Stripped Down College

When we were in DC last week, we took a stroll through the Georgetown campus. We wanted to give Jonah a taste of a fancy college. He’s seen some of the public colleges where I’ve taught. He’s even sat in a couple of my classes. But they were public schools with 70s architecture and cranky Dell computers at the front of the room. Kids sitting on radiators in the back of the room. We wanted to show him ivy covered buildings and eager, over-achieving students. We wanted to give him a picture of what is waiting for him at the end of high school.

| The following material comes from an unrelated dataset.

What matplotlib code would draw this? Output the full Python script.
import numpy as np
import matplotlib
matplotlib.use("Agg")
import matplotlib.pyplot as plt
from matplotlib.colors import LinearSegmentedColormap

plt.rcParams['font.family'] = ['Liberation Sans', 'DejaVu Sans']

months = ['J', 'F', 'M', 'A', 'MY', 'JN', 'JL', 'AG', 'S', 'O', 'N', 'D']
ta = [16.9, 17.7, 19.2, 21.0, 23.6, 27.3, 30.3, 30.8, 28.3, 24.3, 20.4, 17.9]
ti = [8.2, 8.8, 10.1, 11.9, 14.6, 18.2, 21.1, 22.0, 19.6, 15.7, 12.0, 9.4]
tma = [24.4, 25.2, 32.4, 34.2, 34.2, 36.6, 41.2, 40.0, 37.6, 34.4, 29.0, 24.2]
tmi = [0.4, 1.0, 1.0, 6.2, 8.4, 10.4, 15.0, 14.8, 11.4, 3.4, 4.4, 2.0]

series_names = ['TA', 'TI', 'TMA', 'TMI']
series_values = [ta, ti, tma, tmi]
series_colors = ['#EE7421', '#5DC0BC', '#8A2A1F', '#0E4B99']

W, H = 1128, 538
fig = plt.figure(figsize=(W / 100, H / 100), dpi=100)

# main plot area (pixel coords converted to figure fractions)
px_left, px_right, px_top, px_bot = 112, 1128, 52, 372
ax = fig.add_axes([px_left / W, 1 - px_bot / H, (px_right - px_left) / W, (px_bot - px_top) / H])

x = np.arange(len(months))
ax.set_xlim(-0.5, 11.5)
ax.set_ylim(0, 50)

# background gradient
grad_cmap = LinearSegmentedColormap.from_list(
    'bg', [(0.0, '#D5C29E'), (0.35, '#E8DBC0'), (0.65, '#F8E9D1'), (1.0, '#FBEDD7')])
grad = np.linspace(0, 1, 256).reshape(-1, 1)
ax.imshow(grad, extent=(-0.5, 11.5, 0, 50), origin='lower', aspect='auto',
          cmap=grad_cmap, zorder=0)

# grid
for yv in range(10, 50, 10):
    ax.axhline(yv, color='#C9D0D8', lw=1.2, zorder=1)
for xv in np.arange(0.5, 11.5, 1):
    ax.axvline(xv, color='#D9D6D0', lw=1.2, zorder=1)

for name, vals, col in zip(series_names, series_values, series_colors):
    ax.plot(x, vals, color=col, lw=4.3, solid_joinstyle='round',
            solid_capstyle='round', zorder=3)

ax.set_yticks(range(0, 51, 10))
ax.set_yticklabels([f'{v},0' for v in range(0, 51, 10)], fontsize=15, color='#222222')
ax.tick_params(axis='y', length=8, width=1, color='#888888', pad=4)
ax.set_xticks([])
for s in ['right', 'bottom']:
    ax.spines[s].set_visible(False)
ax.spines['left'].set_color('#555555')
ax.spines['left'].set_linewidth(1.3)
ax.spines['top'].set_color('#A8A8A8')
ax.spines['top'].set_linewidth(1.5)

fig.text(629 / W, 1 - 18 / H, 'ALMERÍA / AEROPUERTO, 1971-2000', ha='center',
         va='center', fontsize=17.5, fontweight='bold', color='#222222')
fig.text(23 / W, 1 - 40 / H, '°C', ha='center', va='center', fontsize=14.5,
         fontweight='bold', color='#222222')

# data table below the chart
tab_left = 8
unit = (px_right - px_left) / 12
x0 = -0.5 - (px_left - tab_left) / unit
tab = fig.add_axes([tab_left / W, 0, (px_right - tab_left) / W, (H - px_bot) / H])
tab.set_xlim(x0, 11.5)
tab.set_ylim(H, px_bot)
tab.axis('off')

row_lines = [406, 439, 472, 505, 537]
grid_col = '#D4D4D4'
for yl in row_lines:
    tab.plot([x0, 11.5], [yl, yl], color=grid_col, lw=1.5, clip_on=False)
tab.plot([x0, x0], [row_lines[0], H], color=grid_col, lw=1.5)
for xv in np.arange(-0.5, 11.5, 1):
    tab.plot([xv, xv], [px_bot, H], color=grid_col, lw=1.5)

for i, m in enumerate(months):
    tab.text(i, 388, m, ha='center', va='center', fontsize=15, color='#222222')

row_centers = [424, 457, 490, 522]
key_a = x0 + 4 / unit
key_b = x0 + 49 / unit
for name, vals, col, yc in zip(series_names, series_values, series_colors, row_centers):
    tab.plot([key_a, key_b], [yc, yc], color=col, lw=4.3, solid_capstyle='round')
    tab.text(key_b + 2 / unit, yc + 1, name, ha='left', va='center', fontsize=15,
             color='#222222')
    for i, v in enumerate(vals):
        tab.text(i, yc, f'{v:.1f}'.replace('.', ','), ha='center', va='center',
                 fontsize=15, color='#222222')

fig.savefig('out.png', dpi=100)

We wandered through the campus. We took a couple of pictures and sent them to my sister, who graduated from Georgetown many years ago. We walked into the buildings and into the classrooms, which surprisingly had no security guards. The classrooms were a combination of tradition and technology — old school blackboards and lecterns with built-in, touch screen computers. Steve and I groaned. At one time, we planned to be at a place like this.

We asked Jonah what he thought about the campus. He shrugged. His brain, which has been permanently altered from Minecraft, had already re-engineered the campus for maximum efficiency. He didn’t think much of the Hogwarts vibe or the ivy. He described his plan for a college campus with large modern buildings surrounding a circular green zone. I’m really glad that he’ll be starting his architecture program this fall.

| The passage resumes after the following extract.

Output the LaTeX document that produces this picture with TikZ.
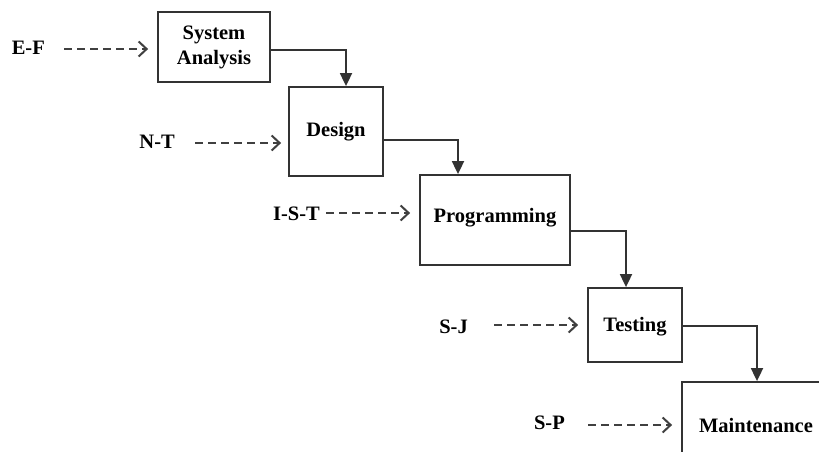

The Atlantic has a long article this month about one for-profit, online college, Minerva College. It’s highly selective and not free, which sets it apart from MOOCs. The students live in dorms on a campus, but the faculty live wherever they like. Information is learned and conversation is facilitated through the computer.

The Minerva boast is that it will strip the university experience down to the aspects that are shown to contribute directly to student learning. Lectures, gone. Tenure, gone. Gothic architecture, football, ivy crawling up the walls—gone, gone, gone. What’s left will be leaner and cheaper. (Minerva has already attracted $25 million in capital from investors who think it can undercut the incumbents.) And Minerva officials claim that their methods will be tested against scientifically determined best practices, unlike the methods used at other universities and assumed to be sound just because the schools themselves are old and expensive. Yet because classes have only just begun, we have little clue as to whether the process of stripping down the university removes something essential to what has made America’s best colleges the greatest in the world.

I think it would be silly to form an opinion on such an enterprise before it is up and running. Let’s see what it can do. If Mineva can provide a cheaper college that teaches kids about the same amount of material, then it’s worth a shot.